We come back to Sherlock Holmes from time to time here on The Hornet. We were impressed with Guy Ritchie’s movie, and also with the modernised TV show with young Benedict Cumberbatch as the millennial version of the great detective.
Not everybody’s cup of tea, of course, the new chaps. They don’t fit with the perceived “classic” Holmes look. Yet flicking through the pages of A Study in Scarlet the other evening, it dawned on The Man from the Hornet that ACD gives us precious little description of our hero save that he is tall with blue eyes and has a chin that “marks the man of determination”.
He certainly never puts pen to paper to inform us: “The great detective, casting violin, pipe and syringe aside, made for the door, pausing only to don his deerstalker hat and Ulsterman cape.”

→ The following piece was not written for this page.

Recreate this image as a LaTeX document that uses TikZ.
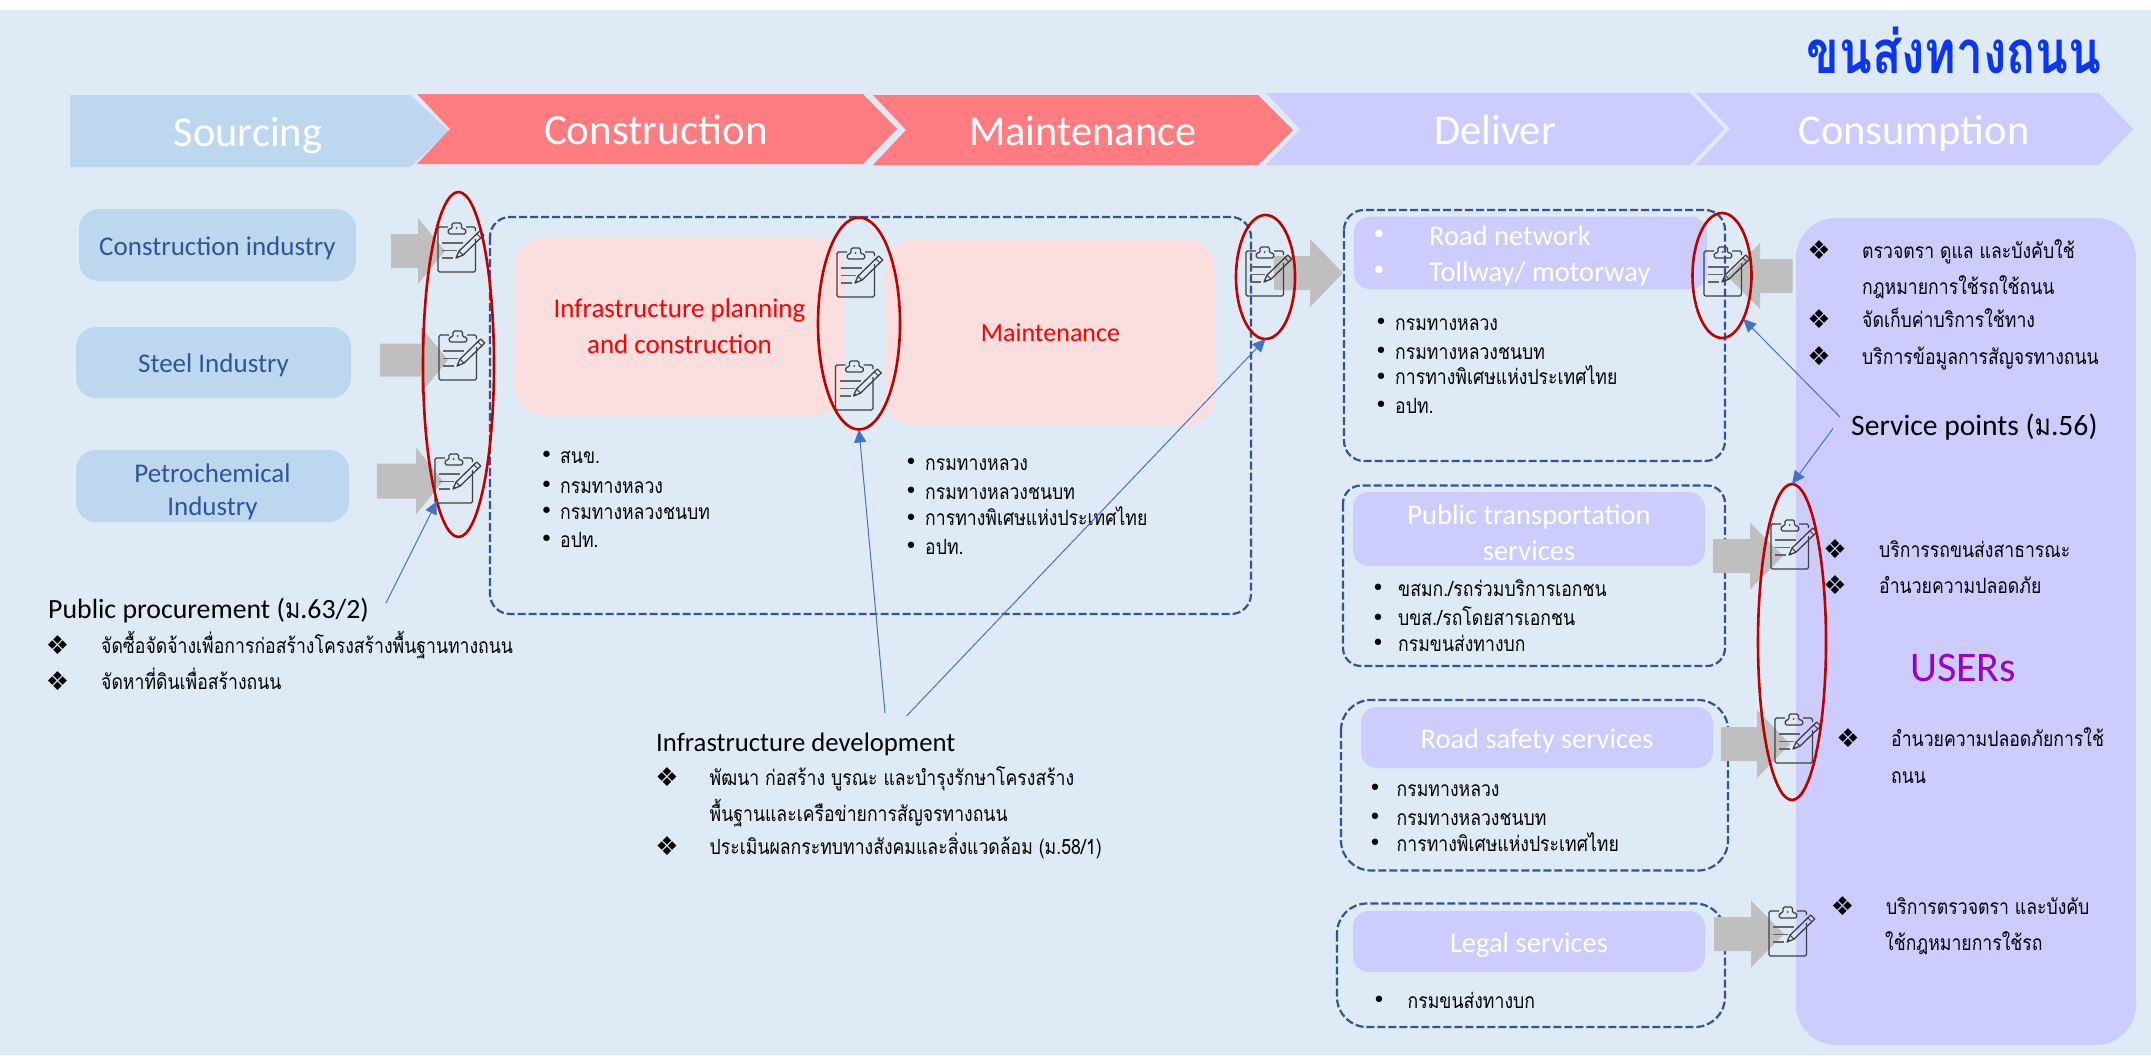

The look that we have grown to love – essentially a country look in its day – is brought into the picture by the great Sidney Paget, illustrator of the Holmes stories for The Strand magazine.
That the characters of Holmes and Watson continue to be so beloved some 124 years after their creation, is a testimony to the power of ACD’s skill and imagination.
The look associated with popular fiction’s most-filmed character inspires such devotion that devoted Sherlockians become most overheated if new versions deviate from it in even the smallest detail. That is thanks in part to Mr Paget and his illustrations (such as that above).
But it also suggest that the look is an enduring one: by turns individualistic, practical, eccentric, even fun – but always stylish. And quintessentially English. A look very much of the moment with the current proliferation of the country look in town.